Given request:
Print, exactly and with both ends included, the lines below that run from the one containing "Output the component" to the one containing "0.68, 0.59, 0.5];". Pictures are omitted.

Collected data entries:
----

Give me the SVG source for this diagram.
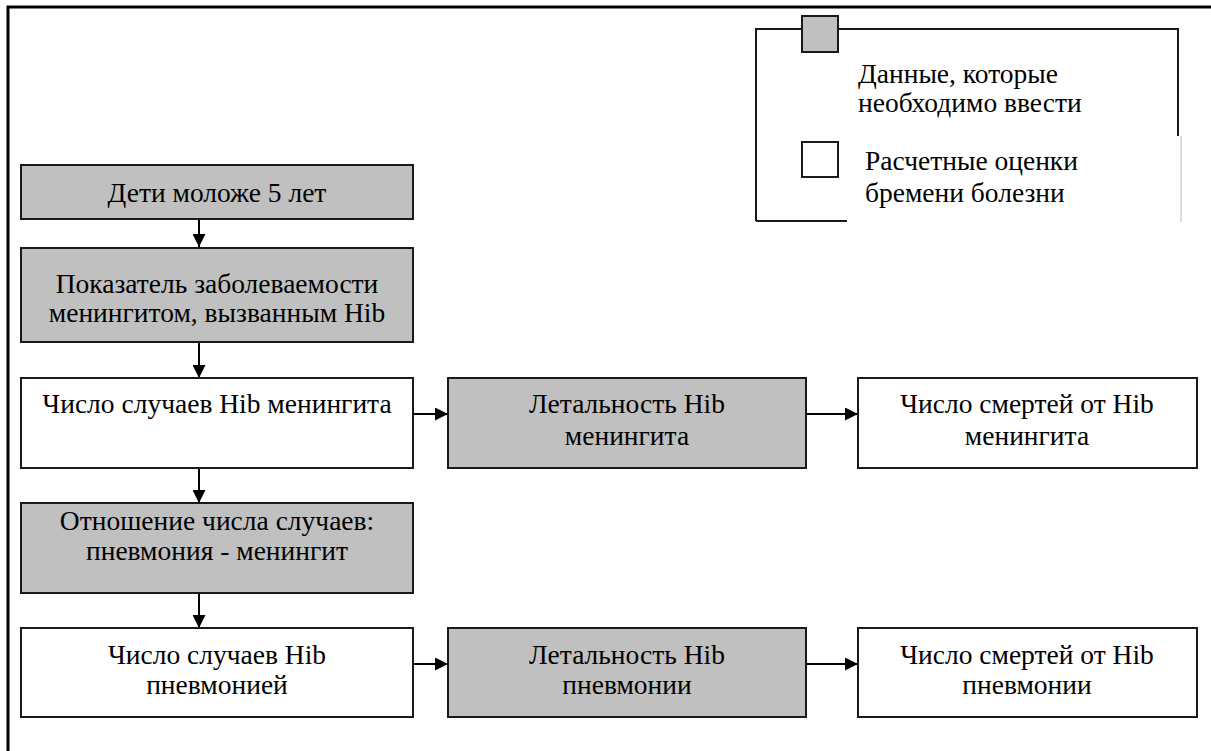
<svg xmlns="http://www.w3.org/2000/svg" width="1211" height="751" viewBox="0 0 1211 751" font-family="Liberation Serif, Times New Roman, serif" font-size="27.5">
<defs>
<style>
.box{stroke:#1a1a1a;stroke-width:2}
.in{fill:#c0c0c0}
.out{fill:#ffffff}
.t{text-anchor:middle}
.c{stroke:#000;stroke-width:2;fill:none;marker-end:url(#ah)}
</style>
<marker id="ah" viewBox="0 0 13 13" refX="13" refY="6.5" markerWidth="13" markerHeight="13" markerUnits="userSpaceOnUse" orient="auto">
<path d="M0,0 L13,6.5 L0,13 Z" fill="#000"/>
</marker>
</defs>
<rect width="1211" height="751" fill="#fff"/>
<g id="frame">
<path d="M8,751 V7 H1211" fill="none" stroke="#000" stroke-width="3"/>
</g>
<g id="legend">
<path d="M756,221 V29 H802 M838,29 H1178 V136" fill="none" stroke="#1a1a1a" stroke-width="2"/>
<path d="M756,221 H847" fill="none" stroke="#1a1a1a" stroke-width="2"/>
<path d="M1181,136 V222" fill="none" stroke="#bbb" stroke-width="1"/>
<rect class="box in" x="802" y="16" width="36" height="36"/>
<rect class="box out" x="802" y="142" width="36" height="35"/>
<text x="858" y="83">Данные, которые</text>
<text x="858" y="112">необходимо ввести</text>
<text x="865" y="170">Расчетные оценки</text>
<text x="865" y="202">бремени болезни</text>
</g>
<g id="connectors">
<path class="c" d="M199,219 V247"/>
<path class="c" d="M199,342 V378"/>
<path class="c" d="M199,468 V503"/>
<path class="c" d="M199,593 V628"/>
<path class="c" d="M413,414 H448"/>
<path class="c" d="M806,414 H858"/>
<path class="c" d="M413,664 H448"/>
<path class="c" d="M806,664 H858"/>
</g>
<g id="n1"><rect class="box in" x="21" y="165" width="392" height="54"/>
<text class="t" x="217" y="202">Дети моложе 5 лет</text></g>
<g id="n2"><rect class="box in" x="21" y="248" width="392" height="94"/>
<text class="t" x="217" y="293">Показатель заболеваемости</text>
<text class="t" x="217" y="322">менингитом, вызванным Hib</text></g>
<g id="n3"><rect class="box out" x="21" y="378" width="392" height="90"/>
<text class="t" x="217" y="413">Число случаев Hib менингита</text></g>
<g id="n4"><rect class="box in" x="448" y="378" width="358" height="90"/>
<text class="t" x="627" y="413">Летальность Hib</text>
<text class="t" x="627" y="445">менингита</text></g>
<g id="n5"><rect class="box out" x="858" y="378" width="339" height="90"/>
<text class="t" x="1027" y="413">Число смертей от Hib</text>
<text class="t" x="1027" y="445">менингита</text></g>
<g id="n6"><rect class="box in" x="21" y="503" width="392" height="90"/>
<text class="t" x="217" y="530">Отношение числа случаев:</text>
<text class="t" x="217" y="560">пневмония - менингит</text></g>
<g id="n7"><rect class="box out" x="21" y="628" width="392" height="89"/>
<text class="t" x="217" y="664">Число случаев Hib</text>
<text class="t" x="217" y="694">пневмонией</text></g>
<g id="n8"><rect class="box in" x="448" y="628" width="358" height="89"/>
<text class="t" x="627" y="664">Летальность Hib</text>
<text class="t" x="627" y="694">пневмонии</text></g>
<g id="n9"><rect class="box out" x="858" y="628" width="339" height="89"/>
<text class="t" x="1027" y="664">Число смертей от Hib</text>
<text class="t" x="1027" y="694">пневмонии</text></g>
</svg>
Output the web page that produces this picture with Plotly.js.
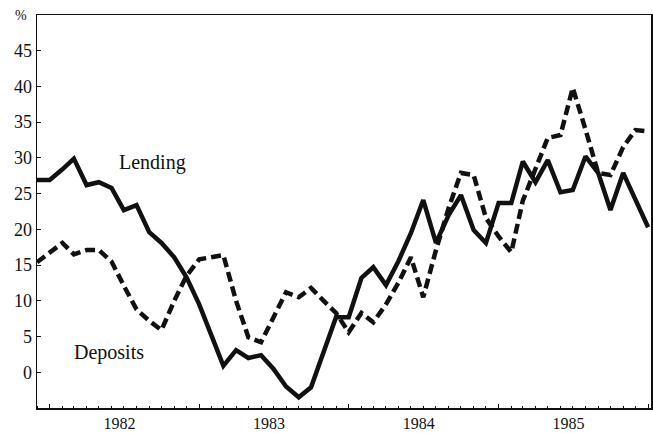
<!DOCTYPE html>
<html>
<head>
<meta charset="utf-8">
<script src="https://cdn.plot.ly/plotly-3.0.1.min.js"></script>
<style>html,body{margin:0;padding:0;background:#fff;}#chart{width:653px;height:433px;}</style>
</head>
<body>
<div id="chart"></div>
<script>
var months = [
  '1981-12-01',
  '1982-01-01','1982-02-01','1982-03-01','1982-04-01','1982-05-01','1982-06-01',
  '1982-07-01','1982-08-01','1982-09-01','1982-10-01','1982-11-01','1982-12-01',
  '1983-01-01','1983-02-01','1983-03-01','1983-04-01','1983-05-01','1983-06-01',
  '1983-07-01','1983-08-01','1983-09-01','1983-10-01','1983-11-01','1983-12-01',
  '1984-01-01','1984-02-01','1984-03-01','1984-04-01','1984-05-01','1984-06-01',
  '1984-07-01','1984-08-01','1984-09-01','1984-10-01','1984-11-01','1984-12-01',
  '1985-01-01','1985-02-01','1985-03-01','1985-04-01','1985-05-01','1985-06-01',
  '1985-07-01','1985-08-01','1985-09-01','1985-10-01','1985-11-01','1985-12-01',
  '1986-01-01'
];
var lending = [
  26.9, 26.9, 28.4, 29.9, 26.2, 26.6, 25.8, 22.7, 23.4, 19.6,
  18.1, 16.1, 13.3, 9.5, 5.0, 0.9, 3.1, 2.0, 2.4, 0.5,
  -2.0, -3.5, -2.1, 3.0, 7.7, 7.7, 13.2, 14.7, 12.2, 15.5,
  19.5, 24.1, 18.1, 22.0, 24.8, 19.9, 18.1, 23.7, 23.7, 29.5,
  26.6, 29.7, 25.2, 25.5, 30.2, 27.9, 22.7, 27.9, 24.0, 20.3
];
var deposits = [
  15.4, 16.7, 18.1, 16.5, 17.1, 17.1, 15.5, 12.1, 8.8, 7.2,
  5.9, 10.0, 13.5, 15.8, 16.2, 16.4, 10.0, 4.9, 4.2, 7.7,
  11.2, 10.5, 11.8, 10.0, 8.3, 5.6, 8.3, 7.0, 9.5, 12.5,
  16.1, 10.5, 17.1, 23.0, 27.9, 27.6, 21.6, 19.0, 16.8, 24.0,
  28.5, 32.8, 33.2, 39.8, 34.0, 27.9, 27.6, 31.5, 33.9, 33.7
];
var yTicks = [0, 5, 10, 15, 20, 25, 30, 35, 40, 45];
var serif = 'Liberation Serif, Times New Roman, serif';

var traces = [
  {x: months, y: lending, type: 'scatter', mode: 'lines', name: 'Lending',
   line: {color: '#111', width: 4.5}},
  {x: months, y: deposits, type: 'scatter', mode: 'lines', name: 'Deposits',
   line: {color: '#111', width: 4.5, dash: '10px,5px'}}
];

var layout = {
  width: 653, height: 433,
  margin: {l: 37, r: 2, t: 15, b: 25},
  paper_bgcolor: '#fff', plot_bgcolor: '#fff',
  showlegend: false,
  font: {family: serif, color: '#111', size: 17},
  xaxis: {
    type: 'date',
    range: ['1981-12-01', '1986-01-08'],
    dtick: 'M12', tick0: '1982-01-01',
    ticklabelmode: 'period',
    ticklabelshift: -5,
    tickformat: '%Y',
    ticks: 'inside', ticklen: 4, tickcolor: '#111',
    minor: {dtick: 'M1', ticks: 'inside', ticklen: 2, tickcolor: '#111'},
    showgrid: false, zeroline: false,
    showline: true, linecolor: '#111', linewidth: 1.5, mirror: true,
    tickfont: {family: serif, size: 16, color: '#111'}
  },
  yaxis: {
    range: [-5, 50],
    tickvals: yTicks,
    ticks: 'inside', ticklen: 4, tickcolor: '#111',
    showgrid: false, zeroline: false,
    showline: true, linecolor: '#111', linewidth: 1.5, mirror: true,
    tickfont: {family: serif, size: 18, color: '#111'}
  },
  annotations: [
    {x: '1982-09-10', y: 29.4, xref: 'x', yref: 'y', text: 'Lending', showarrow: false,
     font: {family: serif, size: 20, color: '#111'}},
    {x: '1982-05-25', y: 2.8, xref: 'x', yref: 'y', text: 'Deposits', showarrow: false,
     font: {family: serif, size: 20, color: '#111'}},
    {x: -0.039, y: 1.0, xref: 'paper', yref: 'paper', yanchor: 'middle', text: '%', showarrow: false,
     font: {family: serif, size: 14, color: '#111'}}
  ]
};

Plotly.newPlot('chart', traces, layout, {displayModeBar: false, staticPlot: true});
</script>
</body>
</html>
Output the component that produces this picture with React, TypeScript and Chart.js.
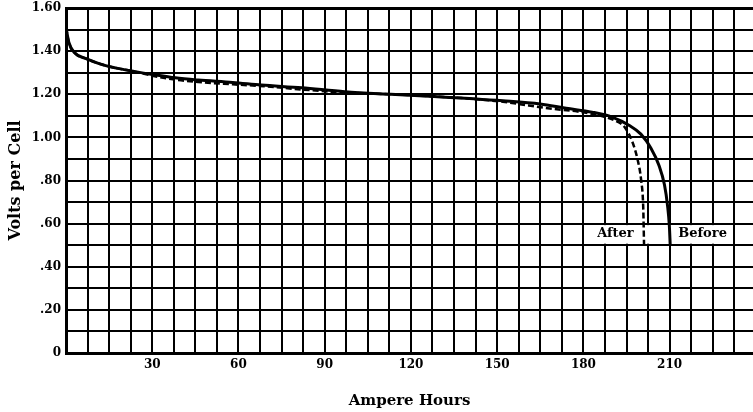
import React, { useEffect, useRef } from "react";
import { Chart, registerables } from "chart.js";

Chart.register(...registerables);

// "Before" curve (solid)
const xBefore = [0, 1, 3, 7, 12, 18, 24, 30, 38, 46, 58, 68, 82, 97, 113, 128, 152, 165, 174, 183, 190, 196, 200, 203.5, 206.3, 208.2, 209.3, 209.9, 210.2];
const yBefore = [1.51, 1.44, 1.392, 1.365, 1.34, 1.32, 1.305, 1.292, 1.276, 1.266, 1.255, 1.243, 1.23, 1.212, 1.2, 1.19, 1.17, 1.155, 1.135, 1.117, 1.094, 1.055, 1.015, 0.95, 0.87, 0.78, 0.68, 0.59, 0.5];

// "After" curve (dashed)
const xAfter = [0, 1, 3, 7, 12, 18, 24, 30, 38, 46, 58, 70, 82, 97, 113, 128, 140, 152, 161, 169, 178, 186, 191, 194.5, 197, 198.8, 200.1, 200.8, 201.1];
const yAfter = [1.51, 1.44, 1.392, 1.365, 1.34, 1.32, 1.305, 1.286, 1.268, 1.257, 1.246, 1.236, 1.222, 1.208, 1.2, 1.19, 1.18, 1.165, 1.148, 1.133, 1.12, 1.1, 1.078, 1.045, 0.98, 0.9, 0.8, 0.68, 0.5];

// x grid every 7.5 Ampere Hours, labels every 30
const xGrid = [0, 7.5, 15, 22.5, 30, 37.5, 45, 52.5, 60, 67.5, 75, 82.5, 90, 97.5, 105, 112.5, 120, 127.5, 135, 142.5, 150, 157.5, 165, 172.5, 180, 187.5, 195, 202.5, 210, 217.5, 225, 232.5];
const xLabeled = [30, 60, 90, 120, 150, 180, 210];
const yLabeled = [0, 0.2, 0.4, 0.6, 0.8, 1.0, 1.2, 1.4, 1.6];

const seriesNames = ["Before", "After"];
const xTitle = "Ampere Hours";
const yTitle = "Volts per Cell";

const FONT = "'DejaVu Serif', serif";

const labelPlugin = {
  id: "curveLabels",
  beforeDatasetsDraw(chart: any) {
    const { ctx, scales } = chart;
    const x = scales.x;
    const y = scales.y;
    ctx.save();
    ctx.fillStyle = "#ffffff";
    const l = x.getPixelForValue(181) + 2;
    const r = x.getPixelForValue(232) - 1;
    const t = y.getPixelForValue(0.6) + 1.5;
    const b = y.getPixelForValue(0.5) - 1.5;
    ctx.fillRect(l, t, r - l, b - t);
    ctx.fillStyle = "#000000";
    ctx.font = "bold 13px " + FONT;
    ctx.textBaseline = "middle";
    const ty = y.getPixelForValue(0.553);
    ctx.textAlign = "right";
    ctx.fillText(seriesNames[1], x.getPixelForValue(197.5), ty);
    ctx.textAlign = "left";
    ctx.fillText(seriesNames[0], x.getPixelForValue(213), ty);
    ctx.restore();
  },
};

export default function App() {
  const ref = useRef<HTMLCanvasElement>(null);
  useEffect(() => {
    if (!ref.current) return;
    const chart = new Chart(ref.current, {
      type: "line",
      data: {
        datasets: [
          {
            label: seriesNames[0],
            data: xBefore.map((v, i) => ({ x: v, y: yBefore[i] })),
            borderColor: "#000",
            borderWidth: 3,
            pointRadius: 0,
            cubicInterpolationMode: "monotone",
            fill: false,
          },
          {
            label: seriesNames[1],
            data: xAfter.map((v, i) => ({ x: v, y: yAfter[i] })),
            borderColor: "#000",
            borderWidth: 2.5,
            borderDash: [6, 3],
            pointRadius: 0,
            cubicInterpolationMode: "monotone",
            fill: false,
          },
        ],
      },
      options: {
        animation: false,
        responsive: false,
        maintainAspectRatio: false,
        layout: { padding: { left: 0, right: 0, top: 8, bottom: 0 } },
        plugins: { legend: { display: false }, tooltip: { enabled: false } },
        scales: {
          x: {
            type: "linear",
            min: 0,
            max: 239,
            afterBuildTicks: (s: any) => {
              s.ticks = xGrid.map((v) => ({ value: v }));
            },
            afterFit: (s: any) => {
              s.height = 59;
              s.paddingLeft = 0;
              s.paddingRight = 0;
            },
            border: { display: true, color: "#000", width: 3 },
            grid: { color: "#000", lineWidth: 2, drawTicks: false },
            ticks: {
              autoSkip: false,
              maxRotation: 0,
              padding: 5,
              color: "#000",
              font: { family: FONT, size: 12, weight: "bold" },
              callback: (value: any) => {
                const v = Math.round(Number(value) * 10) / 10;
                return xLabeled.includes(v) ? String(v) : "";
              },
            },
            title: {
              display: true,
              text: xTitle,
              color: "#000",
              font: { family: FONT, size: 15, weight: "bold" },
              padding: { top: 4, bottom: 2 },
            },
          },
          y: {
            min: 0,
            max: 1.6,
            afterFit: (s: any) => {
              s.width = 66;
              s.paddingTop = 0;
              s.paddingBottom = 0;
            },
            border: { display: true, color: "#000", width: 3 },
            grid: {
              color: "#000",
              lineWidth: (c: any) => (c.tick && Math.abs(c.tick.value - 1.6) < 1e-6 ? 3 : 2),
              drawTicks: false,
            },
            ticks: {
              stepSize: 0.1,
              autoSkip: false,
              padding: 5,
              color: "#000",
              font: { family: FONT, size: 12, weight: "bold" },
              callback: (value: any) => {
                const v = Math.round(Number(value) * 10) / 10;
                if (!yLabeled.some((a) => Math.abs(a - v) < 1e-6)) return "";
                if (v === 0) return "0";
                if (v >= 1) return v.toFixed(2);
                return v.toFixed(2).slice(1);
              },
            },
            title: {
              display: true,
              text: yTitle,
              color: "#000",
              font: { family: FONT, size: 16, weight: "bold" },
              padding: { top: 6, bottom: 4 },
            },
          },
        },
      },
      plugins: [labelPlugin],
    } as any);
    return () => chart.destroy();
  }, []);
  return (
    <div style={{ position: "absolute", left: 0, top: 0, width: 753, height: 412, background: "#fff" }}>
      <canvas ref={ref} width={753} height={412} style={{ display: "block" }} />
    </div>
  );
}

----

Written solution:
Output the component that produces this picture with React, TypeScript and Chart.js.
import React, { useEffect, useRef } from "react";
import { Chart, registerables } from "chart.js";

Chart.register(...registerables);

// "Before" curve (solid)
const xBefore = [0, 1, 3, 7, 12, 18, 24, 30, 38, 46, 58, 68, 82, 97, 113, 128, 152, 165, 174, 183, 190, 196, 200, 203.5, 206.3, 208.2, 209.3, 209.9, 210.2];
const yBefore = [1.51, 1.44, 1.392, 1.365, 1.34, 1.32, 1.305, 1.292, 1.276, 1.266, 1.255, 1.243, 1.23, 1.212, 1.2, 1.19, 1.17, 1.155, 1.135, 1.117, 1.094, 1.055, 1.015, 0.95, 0.87, 0.78, 0.68, 0.59, 0.5];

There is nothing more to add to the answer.